DrP, on Sep 14 2007, 07:11 AM, said:
I have to save that my (comparatively) ancient technotrend PCI cards (Philips tin can style tuner, Philips demod and Philips bridge) are superior to anything else that I have tried, including most standalone STBs in terms of signal level and quality. In conditions that have other PC receivers (and standalones) glitching and spluttering, the ancient technotrends soldier on with little or no errors at all. When I was bothering with FTA I regularly had the TTs dump > 12 hours straight (Rage, ABC TV) without a single bad packet while other receivers had quite a few - that's saying something!
What have I compared against? Better to ask what I haven't compared against.

For a few examples the TTs perform better than the original + later model Twinhan PCI card, Airstar, Nebulas of different varieties, Tiny USB(2).
I don't have any old TechnoTrend cards anymore (I did have a Grundig+LSI based one but sold it when the driver support dropped off) but I do use the Hauppauge Nova-t PCI which replaced them (Conexant controller, Conexant demod, Thomson tuner). I have tried many cards since buying them (both PCI and USB, single tuner and dual tuner) and none come close to the reliability of the reception. DVB Viewer keeps a discontinuity count for recordings, and recordings made by the Nova-t PCI are almost always perfect - zero discontinuities.
For several months I struggled away with a popular dual tuner card, and suffered signal dropout, both when traffic passed by the house and at seemingly completely random intervals. When we had the aerial replaced and the dropout continued, I noticed that a set top box running at the same time worked perfectly. It was then that I went back to twin Nova-t PCI and everything has been great since.
Interestingly, the reason I looked at dual-tuner cards originally was to reduce power consumption of my PC, and looking at how they're made up (silicon tuner, USB-based chipsets) I thought that they would. In reality, the two Nova-t PCI consumed 10W total (i.e. 5W each) whereas a single Nova-t 500 consumed 12W for just one card. I thought that silicon tuners were supposed to be lower power, plus Hauppauge are using the low-power variant of the VT6212 but yet it manages to consume more power than two cards. OK, it's not a huge difference (negligable in fact) but it suprised me.

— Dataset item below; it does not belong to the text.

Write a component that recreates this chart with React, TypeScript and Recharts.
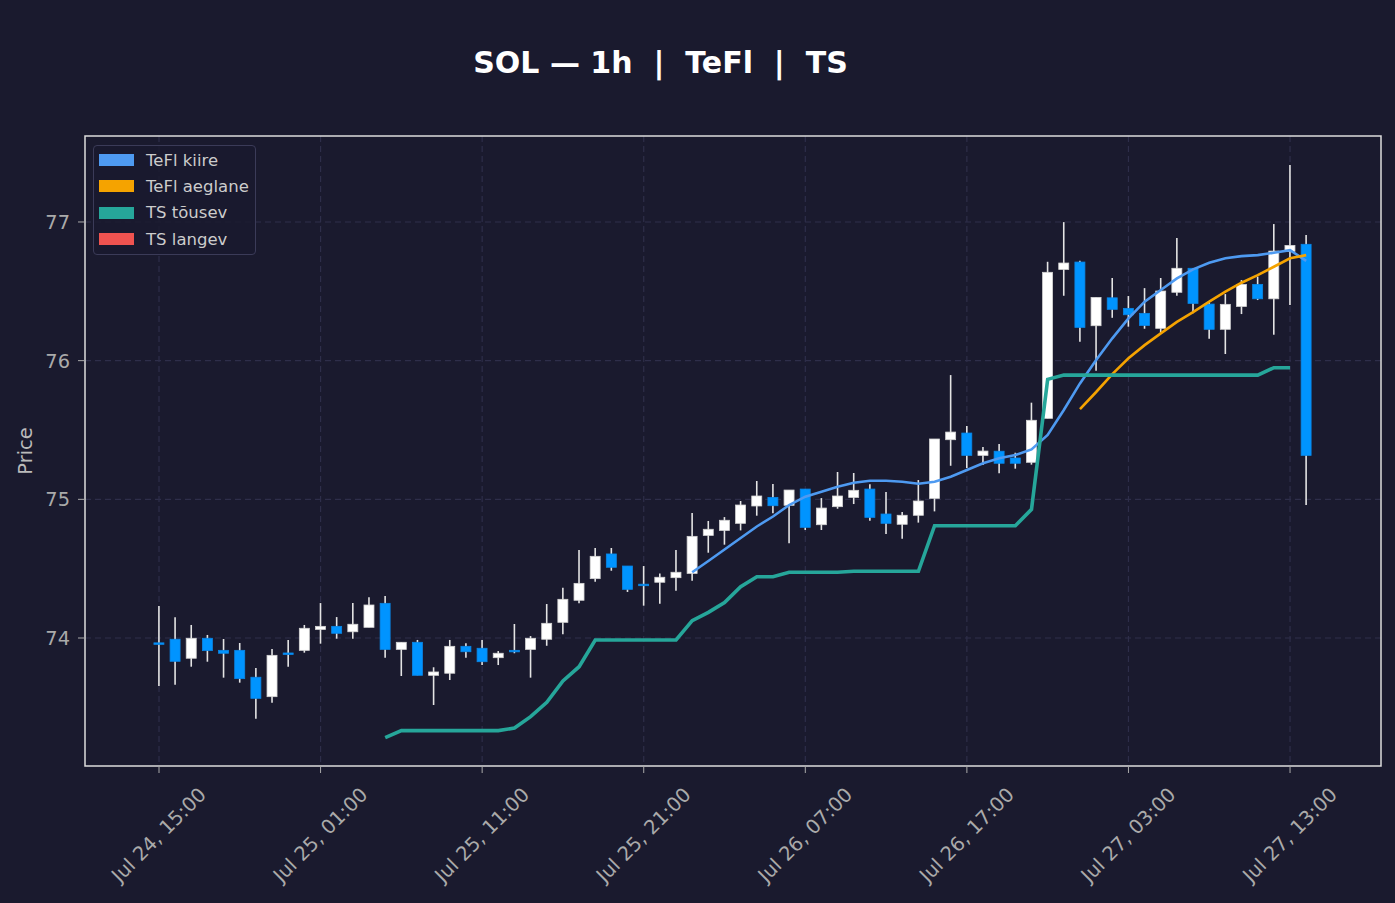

I was more suprised by the tuner performance though. After all the hype about MT2060 and DiBcom demods, I expected better performance than an "old-school" Thomson tuner can and Conexant CX22702 demod. But I found the opposite to be true. Sure, it can't do an ultra-fast blind scan. Nor can it lock channels near-instantly, but when it is locked, it delivers unlike the newer solutions (my own personal experience of course - obviously a lot of people have no issues).
The only "card" which comes close to the Nova-t PCI (at least with my setup) is the Nova-t USB2 - and I mean the one with the Panasonic ENV57H12 can tuner, not the newer "stick" with the MT2060 silicon tuner. I'm not saying that all can tuners are good - I found the Nebula DigiTV PCI to be rather poor and susceptible to interference (although it had awesome signal stats reporting) but they do seem to be better overall. HOWEVER... I think that a lot of issues with silicon tuners are people feeding too much signal into them. If I attenuate the input into the various MT2060 and XC3028 based cards/sticks I have, they perform a lot better, but they do still seem to have more issues than the Nova-t PCI. I wonder though if some of it is due to drivers rather than a hardware flaw?
Edited by CX23882-19, 18 September 2007 - 07:38 AM.